Honoring His Sacrifice

Team Infidel

Forum Spin Doctor
New York Daily News
May 20, 2007
Brooklyn street renamed for slain Marine hero
By Jotham Sederstrom and Tina Moore, Daily News Staff Writers
A red-headed Irish boy born on St. Patrick's Day used to play soldier on E. Second St. in Brooklyn.
Two decades later, it wasn't a game anymore. John McKenna 4th was a captain in the Marines, fighting in Iraq.
On Aug. 16, he gave his life in Fallujah, where he was killed in a gun battle trying to save a soldier under his command.
Now the Kensington block where he grew up will honor his memory and sacrifice.
About 200 Boy Scouts, state troopers, firefighters and friends attended a ceremony yesterday to change the name of E. Second St. to Capt. John J. McKenna Lane.
"This was a neighborhood where all the kids played together," his sister Allyson Zehrfuhs, 33, told the crowd. "It was all of us together, and John was a big part of that."
After graduating from SUNY Binghamton with a history degree in 1998, McKenna joined the Marines and served in Afghanistan and Iraq. In 2003, he left active duty and entered the New York State Police Academy.
McKenna volunteered for a second tour in Iraq as an infantry platoon commander with the 2nd Battalion, 25th Marines, based in Albany.
During a firefight in Fallujah, he went to help one of his fallen men, Lance Cpl. Michael Glover, 28, and was killed by sniper fire.

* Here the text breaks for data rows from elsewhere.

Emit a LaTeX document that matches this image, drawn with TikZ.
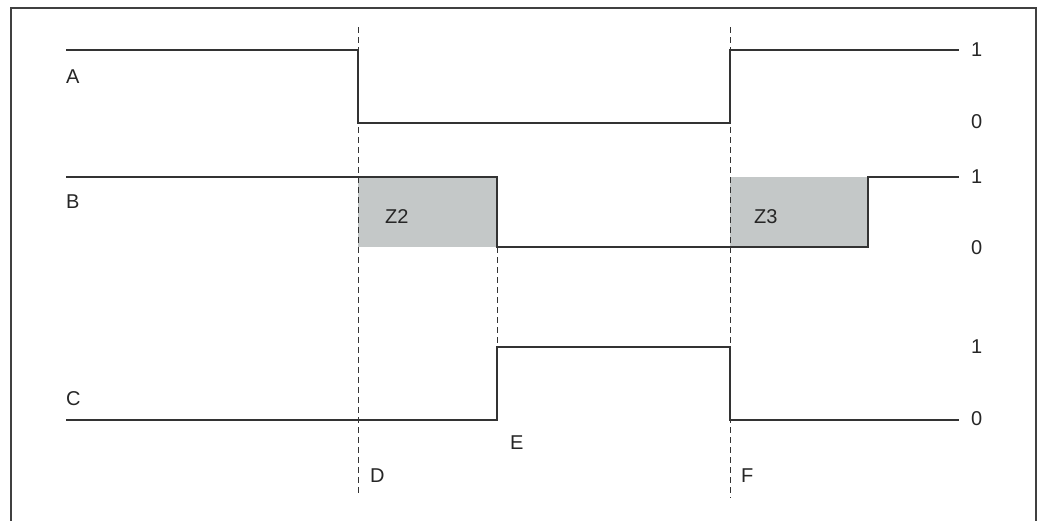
\documentclass[tikz,border=0pt]{standalone}
\usepackage{fontspec}
\setmainfont{Liberation Sans}
\usepackage{tikz}
\usetikzlibrary{positioning}
\definecolor{zonegrey}{RGB}{196,200,200}

\begin{document}
\begin{tikzpicture}[x=1pt, y=-1pt, font=\fontsize{20}{23}\selectfont]
\tikzset{
  sig/.style   ={line width=1.6pt, draw=black!80, line join=miter},
  guide/.style ={line width=1pt, draw=black!80, dash pattern=on 6pt off 4pt},
  zone/.style  ={fill=zonegrey, draw=none},
  lbl/.style   ={inner sep=0pt, text=black!85, anchor=base west},
  lvl/.style   ={inner sep=0pt, text=black!85, anchor=west}
}
\useasboundingbox (0,0) rectangle (1045,520);
\draw[line width=1.2pt, draw=black!75] (11,530) -- (11,8) -- (1036,8) -- (1036,530);
% time marks
\coordinate (tD) at (358,0); \coordinate (tE) at (497,0);
\coordinate (tF) at (730,0); \coordinate (tG) at (868,0);
% grey zones
\fill[zone] (358,177) rectangle (497,247);
\fill[zone] (730,177) rectangle (868,247);
% guides
\draw[guide] (358,27) -- (358,494);
\draw[guide] (730,27) -- (730,498);
\draw[guide] (497,247) -- (497,347);
% signals
\draw[sig] (66,50) -- (358,50) -- (358,123) -- (730,123) -- (730,50) -- (959,50);
\draw[sig] (66,177) -- (497,177) -- (497,247) -- (868,247) -- (868,177) -- (959,177);
\draw[sig] (66,420) -- (497,420) -- (497,347) -- (730,347) -- (730,420) -- (959,420);
% names
\node (nA)[lbl] at (66,83) {A};
\node (nB)[lbl] at (66,208) {B};
\node (nC)[lbl] at (66,405) {C};
\node (z2)[lbl] at (385,223) {Z2};
\node (z3)[lbl] at (754,223) {Z3};
\node (nD)[lbl] at (370,482) {D};
\node (nE)[lbl] at (510,449) {E};
\node (nF)[lbl] at (741,482) {F};
% levels
\node (a1)[lvl] at (971,50) {1};  \node (a0)[lvl] at (971,122) {0};
\node (b1)[lvl] at (971,177) {1}; \node (b0)[lvl] at (971,248) {0};
\node (c1)[lvl] at (971,347) {1}; \node (c0)[lvl] at (971,419) {0};
\end{tikzpicture}
\end{document}
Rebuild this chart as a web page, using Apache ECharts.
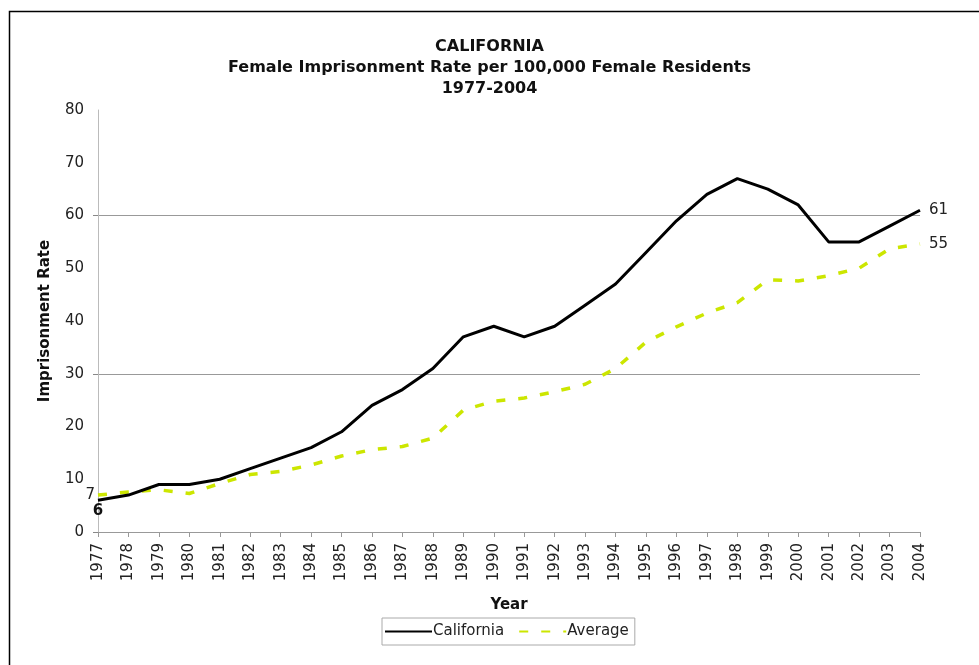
<!DOCTYPE html>
<html>
<head>
<meta charset="utf-8">
<script src="https://cdn.jsdelivr.net/npm/echarts@6/dist/echarts.min.js"></script>
<style>
html,body{margin:0;padding:0;background:#fff;}
#chart{width:979px;height:665px;}
</style>
</head>
<body>
<div id="chart"></div>
<script>
const years = ['1977','1978','1979','1980','1981','1982','1983','1984','1985','1986','1987','1988','1989','1990','1991','1992','1993','1994','1995','1996','1997','1998','1999','2000','2001','2002','2003','2004'];
const california = [6,7,9,9,10,12,14,16,19,24,27,31,37,39,37,39,43,47,53,59,64,67,65,62,55,55,58,61];
const average = [7,7.6,8,7.3,9.2,10.9,11.5,12.7,14.4,15.6,16.2,17.8,23.1,24.8,25.4,26.6,28,31,36,38.9,41.5,43.5,47.8,47.6,48.6,50,53.7,54.6];
const yTicks = [0,10,20,30,40,50,60,70,80];
const gridValues = [0,30,60];

const FONT = 'DejaVu Sans';
const chart = echarts.init(document.getElementById('chart'));

function firstPoint(name, arr, label) {
  return {
    symbol: 'circle', symbolSize: 0, silent: true,
    data: [{name: name, coord: [years[0], arr[0]], value: Math.round(arr[0]), label: label}]
  };
}

chart.setOption({
  backgroundColor: '#fff',
  animation: false,
  textStyle: {fontFamily: FONT},
  graphic: [{
    type: 'rect', left: 7, top: 9,
    shape: {width: 1000, height: 700},
    style: {fill: 'none', stroke: '#000', lineWidth: 1.5},
    silent: true
  }],
  title: {
    text: 'CALIFORNIA\nFemale Imprisonment Rate per 100,000 Female Residents\n1977-2004',
    left: 'center', top: 31,
    textStyle: {fontFamily: FONT, fontSize: 16, fontWeight: 'bold', color: '#111', lineHeight: 21}
  },
  legend: {
    left: 382, top: 618,
    itemWidth: 47, itemHeight: 12, itemGap: 14,
    padding: [6, 6, 6, 2],
    borderColor: '#aaa', borderWidth: 1,
    itemStyle: {opacity: 0, borderWidth: 0},
    textStyle: {fontFamily: FONT, fontSize: 15, color: '#222', padding: [0, 0, 0, -4]},
    data: ['California', 'Average']
  },
  grid: {left: 98, right: 59, top: 110, bottom: 133, containLabel: false},
  xAxis: {
    type: 'category', data: years, boundaryGap: false,
    name: 'Year', nameLocation: 'middle', nameGap: 66,
    nameTextStyle: {fontFamily: FONT, fontSize: 15, fontWeight: 'bold', color: '#111'},
    axisLine: {lineStyle: {color: '#999', width: 1}},
    axisTick: {show: true, length: 5, alignWithLabel: true, lineStyle: {color: '#999'}},
    axisLabel: {rotate: 90, interval: 0, margin: 11, fontFamily: FONT, fontSize: 15, color: '#222'},
    splitLine: {show: false}
  },
  yAxis: [{
    type: 'value', min: yTicks[0], max: yTicks[yTicks.length - 1], interval: 10, position: 'left',
    name: 'Imprisonment Rate', nameLocation: 'middle', nameGap: 45,
    nameTextStyle: {fontFamily: FONT, fontSize: 15, fontWeight: 'bold', color: '#111'},
    axisLine: {show: true, lineStyle: {color: '#bbb', width: 1}},
    axisTick: {show: false},
    axisLabel: {margin: 14, fontFamily: FONT, fontSize: 15, color: '#222'},
    splitLine: {show: false}
  }, {
    type: 'value', min: yTicks[0], max: yTicks[yTicks.length - 1], interval: 30, position: 'left', offset: 0,
    axisLine: {show: false},
    axisTick: {show: true, length: 5, lineStyle: {color: '#888'}, customValues: gridValues},
    axisLabel: {show: false},
    splitLine: {show: true, showMinLine: false, lineStyle: {color: '#999', width: 1}}
  }],
  series: [{
    name: 'Average', type: 'line', yAxisIndex: 0,
    data: average,
    showSymbol: false, symbol: 'none',
    lineStyle: {color: '#cce600', width: 3.5, type: [9, 13]},
    itemStyle: {color: '#cce600'},
    endLabel: {show: true, distance: 9, formatter: p => String(Math.round(p.value)), fontFamily: FONT, fontSize: 15, color: '#222'},
    markPoint: firstPoint('a0', average, {show: true, position: 'left', distance: 3, formatter: '{c}', fontFamily: FONT, fontSize: 15, color: '#222'}),
    z: 2
  }, {
    name: 'California', type: 'line', yAxisIndex: 0,
    data: california,
    showSymbol: false, symbol: 'none',
    lineStyle: {color: '#000', width: 3},
    itemStyle: {color: '#000'},
    endLabel: {show: true, distance: 9, formatter: p => String(Math.round(p.value)), fontFamily: FONT, fontSize: 15, color: '#222'},
    markPoint: firstPoint('c0', california, {show: true, position: 'bottom', distance: 3, formatter: '{c}', fontFamily: FONT, fontSize: 15, fontWeight: 'bold', color: '#111'}),
    z: 3
  }]
});
</script>
</body>
</html>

His father, John McKenna 3rd, 64, yesterday recalled the way his son played stickball, cooled off in the spray of a fire hydrant and even showed his potential to be a hero on the street.
When McKenna was about 16, he was playing at Greenwood Ave. and E. Second when a child fractured his skull on a curb, his father said.
The teen snapped into action, using his training as an Eagle Scout to quickly put pressure on the wound.
"The paramedics who came that day said John probably saved the kid's life by stopping the bleeding," said the proud father.